#### PROBLEM STATEMENT
Quote the data exactly, first line to the line containing "stripe_c = '#a6b3f4'", with no pictures.

Begin GIVEN INFORMATION

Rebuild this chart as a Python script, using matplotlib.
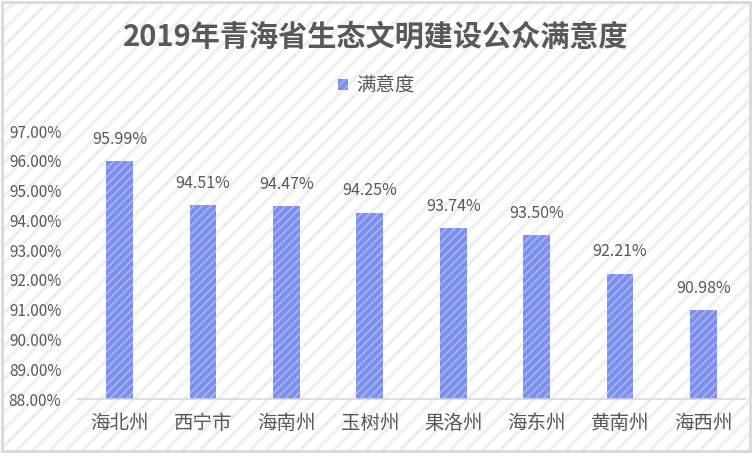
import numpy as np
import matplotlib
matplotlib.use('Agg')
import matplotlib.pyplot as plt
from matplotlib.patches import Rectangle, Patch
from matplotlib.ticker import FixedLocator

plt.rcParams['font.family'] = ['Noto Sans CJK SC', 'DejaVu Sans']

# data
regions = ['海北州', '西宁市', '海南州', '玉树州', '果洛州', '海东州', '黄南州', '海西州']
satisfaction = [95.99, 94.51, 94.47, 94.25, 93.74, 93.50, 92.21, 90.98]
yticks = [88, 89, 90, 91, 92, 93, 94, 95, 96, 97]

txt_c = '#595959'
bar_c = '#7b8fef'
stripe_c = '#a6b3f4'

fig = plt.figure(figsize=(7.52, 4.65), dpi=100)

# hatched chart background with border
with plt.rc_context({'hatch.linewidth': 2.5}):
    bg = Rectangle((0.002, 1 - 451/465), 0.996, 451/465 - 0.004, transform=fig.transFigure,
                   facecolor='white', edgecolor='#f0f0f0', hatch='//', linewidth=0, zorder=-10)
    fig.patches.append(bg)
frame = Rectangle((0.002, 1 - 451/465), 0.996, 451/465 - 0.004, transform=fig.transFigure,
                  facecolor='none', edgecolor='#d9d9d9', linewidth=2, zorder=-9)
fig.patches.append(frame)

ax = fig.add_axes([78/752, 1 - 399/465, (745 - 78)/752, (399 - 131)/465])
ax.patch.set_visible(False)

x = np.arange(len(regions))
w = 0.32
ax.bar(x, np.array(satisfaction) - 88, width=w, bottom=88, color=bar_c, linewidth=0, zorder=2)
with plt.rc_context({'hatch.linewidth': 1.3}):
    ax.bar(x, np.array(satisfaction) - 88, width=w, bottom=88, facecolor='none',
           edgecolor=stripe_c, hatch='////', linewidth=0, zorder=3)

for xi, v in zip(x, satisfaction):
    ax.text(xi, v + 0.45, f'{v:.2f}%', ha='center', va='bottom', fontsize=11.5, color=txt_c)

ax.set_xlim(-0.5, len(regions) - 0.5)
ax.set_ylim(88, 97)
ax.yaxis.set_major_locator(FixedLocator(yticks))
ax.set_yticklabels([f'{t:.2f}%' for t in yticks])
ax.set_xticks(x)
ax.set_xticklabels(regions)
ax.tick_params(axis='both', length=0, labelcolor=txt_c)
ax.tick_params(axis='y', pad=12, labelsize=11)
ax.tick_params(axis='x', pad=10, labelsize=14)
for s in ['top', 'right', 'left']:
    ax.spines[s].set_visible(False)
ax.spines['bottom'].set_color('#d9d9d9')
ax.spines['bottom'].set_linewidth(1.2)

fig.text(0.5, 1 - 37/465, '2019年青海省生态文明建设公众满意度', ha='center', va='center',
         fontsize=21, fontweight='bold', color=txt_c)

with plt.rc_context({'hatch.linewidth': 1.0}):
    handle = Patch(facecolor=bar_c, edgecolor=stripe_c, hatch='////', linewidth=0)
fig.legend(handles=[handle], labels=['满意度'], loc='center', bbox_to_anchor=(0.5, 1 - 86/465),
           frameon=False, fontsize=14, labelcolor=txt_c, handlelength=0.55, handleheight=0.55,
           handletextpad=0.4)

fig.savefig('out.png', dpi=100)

End GIVEN INFORMATION

#### ANSWER TO THE PROBLEM
Rebuild this chart as a Python script, using matplotlib.
import numpy as np
import matplotlib
matplotlib.use('Agg')
import matplotlib.pyplot as plt
from matplotlib.patches import Rectangle, Patch
from matplotlib.ticker import FixedLocator

plt.rcParams['font.family'] = ['Noto Sans CJK SC', 'DejaVu Sans']

# data
regions = ['海北州', '西宁市', '海南州', '玉树州', '果洛州', '海东州', '黄南州', '海西州']
satisfaction = [95.99, 94.51, 94.47, 94.25, 93.74, 93.50, 92.21, 90.98]
yticks = [88, 89, 90, 91, 92, 93, 94, 95, 96, 97]

txt_c = '#595959'
bar_c = '#7b8fef'
stripe_c = '#a6b3f4'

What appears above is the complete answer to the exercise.